__The problem__
Write the lines out again, from the top of the material to the line containing "43, 44, 45];", pictures excluded.

## BEGIN Records for this task

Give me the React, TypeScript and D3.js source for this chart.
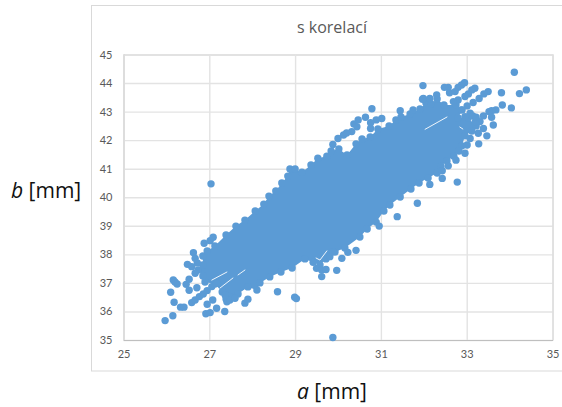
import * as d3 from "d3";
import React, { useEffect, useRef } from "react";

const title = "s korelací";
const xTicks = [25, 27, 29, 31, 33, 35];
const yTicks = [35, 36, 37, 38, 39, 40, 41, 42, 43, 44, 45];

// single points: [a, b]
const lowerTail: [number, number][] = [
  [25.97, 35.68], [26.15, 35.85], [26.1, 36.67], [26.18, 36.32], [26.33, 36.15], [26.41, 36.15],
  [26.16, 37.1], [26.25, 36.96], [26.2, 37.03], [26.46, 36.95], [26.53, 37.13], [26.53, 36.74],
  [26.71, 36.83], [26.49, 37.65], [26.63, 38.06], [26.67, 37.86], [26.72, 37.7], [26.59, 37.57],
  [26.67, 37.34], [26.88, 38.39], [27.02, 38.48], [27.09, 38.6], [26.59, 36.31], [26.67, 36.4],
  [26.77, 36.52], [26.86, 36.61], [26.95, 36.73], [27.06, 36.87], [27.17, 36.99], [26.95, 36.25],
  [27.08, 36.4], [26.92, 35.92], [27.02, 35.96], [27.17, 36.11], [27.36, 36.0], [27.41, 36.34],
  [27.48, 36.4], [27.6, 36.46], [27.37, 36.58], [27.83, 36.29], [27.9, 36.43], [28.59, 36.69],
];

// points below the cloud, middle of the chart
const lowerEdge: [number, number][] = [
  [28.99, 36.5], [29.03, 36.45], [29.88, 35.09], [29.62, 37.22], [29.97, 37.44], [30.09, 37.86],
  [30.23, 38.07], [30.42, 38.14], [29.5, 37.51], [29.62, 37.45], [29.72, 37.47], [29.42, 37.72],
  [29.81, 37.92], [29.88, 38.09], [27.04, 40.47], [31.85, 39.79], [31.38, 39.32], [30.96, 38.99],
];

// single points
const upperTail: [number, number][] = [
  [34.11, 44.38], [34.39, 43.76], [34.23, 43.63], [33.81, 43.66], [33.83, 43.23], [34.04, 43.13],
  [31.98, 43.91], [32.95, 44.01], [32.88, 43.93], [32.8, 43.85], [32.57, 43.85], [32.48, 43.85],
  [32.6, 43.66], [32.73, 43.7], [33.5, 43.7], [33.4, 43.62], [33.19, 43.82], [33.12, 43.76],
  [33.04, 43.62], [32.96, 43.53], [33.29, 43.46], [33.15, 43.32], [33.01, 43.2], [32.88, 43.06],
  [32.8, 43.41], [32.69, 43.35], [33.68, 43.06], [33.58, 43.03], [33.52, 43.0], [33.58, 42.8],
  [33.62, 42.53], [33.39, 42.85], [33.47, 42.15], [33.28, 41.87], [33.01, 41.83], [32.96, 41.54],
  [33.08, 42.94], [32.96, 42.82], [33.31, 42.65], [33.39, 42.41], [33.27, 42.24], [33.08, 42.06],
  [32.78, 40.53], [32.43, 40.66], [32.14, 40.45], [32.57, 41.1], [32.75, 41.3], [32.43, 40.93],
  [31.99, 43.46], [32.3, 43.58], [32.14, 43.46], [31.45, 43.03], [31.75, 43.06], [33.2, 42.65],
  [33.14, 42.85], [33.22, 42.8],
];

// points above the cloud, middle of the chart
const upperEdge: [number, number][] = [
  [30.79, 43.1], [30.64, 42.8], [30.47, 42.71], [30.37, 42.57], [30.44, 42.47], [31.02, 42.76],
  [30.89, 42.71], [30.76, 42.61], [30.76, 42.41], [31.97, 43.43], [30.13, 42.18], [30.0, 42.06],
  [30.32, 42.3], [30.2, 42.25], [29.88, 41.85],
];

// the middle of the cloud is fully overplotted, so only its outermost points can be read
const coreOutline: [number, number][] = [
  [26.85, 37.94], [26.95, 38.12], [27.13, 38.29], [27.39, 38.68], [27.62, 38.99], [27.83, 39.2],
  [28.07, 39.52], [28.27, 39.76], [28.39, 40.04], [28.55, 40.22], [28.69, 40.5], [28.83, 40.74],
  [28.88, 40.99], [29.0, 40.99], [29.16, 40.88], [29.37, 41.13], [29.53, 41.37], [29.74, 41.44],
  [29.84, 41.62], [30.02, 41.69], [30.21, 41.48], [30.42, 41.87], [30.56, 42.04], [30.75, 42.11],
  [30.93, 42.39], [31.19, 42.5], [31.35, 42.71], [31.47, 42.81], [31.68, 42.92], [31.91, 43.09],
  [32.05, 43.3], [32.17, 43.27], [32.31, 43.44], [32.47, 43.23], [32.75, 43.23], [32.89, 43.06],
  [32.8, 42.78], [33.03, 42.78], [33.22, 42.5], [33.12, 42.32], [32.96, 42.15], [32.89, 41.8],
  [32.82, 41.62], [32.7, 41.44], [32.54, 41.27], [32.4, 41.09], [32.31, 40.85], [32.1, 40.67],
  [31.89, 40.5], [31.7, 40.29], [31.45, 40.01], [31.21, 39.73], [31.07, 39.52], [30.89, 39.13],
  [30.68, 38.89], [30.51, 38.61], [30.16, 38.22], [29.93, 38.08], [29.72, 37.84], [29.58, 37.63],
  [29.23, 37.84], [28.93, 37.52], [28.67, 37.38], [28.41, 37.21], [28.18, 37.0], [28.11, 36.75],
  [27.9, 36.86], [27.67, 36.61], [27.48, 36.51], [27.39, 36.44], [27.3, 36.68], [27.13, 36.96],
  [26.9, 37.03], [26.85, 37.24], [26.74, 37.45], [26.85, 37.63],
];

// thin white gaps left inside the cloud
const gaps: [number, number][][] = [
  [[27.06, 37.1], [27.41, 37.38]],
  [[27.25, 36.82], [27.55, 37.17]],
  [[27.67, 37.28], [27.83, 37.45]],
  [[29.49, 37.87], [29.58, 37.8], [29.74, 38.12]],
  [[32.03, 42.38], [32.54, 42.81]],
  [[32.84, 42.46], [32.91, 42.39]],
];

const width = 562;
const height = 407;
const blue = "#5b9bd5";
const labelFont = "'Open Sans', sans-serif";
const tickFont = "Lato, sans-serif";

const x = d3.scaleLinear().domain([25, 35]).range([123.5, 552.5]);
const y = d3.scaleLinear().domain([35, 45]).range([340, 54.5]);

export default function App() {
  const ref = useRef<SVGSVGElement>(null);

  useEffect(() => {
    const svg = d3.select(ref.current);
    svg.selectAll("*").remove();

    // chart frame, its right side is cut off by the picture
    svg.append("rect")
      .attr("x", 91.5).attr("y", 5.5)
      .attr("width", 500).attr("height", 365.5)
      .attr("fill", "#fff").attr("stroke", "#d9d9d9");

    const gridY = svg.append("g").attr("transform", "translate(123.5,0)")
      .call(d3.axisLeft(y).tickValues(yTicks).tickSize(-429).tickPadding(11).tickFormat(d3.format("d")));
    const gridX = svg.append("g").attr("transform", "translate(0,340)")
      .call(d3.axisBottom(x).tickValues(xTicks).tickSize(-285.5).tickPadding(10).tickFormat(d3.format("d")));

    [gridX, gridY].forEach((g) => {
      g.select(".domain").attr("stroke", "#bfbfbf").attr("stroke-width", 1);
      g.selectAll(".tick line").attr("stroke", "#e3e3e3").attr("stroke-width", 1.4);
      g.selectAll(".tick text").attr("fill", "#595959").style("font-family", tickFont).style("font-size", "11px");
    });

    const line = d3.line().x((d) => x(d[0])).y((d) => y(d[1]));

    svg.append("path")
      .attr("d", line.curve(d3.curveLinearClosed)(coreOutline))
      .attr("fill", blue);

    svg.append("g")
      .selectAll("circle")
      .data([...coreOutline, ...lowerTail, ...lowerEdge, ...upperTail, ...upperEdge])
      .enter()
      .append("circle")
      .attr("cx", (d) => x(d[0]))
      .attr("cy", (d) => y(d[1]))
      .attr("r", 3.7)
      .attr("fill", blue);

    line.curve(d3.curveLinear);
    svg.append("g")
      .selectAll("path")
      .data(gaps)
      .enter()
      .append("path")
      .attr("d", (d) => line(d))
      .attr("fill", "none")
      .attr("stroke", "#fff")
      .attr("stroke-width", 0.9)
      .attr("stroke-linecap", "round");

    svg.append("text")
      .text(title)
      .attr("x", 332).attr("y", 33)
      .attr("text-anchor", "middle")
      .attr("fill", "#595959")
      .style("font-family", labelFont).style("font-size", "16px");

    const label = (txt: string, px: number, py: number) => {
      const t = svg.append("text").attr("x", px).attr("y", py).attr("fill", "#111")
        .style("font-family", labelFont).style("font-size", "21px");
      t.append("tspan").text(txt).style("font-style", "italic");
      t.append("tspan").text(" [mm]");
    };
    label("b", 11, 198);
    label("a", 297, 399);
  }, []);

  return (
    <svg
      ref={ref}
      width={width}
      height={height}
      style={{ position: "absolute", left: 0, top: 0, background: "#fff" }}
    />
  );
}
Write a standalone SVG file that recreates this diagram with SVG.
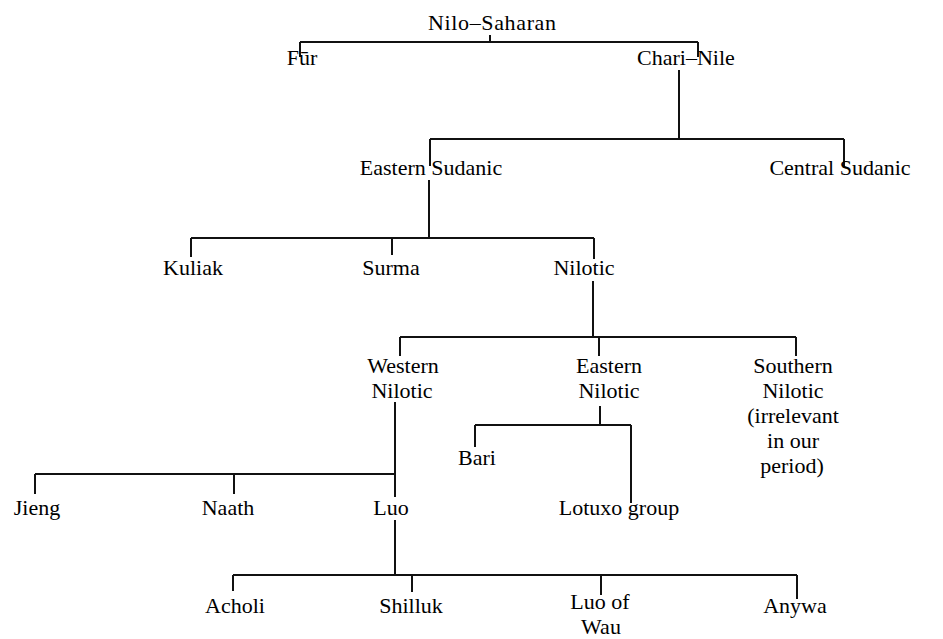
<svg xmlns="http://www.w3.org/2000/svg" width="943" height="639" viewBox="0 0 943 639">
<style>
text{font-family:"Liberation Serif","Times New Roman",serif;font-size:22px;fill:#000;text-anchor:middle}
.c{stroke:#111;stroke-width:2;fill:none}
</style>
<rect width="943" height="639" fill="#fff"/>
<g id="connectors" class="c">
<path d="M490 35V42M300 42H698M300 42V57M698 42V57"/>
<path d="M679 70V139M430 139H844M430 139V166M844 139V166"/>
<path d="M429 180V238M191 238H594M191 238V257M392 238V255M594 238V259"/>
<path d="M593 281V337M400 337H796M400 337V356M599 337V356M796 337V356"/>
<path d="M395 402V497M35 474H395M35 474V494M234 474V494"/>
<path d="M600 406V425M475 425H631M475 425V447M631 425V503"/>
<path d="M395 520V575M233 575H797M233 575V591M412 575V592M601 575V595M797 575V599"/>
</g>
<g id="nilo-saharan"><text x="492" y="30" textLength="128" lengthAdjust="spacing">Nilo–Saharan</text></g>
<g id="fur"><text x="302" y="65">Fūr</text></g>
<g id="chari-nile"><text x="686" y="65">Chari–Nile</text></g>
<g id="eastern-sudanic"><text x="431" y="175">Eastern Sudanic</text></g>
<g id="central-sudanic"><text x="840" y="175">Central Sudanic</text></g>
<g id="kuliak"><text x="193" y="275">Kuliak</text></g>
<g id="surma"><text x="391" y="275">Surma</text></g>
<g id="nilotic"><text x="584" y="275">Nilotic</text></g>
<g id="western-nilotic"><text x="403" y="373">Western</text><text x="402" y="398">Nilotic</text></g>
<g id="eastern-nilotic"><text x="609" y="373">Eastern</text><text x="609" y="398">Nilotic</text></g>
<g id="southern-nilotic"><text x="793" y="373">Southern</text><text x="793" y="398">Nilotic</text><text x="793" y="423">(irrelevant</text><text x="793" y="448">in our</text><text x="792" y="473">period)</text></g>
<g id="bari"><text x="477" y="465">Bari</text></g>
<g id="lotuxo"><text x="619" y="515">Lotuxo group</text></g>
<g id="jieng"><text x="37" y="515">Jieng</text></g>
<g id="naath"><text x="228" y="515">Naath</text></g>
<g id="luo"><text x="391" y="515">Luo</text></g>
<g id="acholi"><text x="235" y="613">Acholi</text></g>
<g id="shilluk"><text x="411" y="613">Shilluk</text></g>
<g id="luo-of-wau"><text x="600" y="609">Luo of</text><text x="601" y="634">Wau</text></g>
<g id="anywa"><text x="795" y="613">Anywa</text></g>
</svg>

## END Records for this task

__Result__
Give me the React, TypeScript and D3.js source for this chart.
import * as d3 from "d3";
import React, { useEffect, useRef } from "react";

const title = "s korelací";
const xTicks = [25, 27, 29, 31, 33, 35];
const yTicks = [35, 36, 37, 38, 39, 40, 41, 42, 43, 44, 45];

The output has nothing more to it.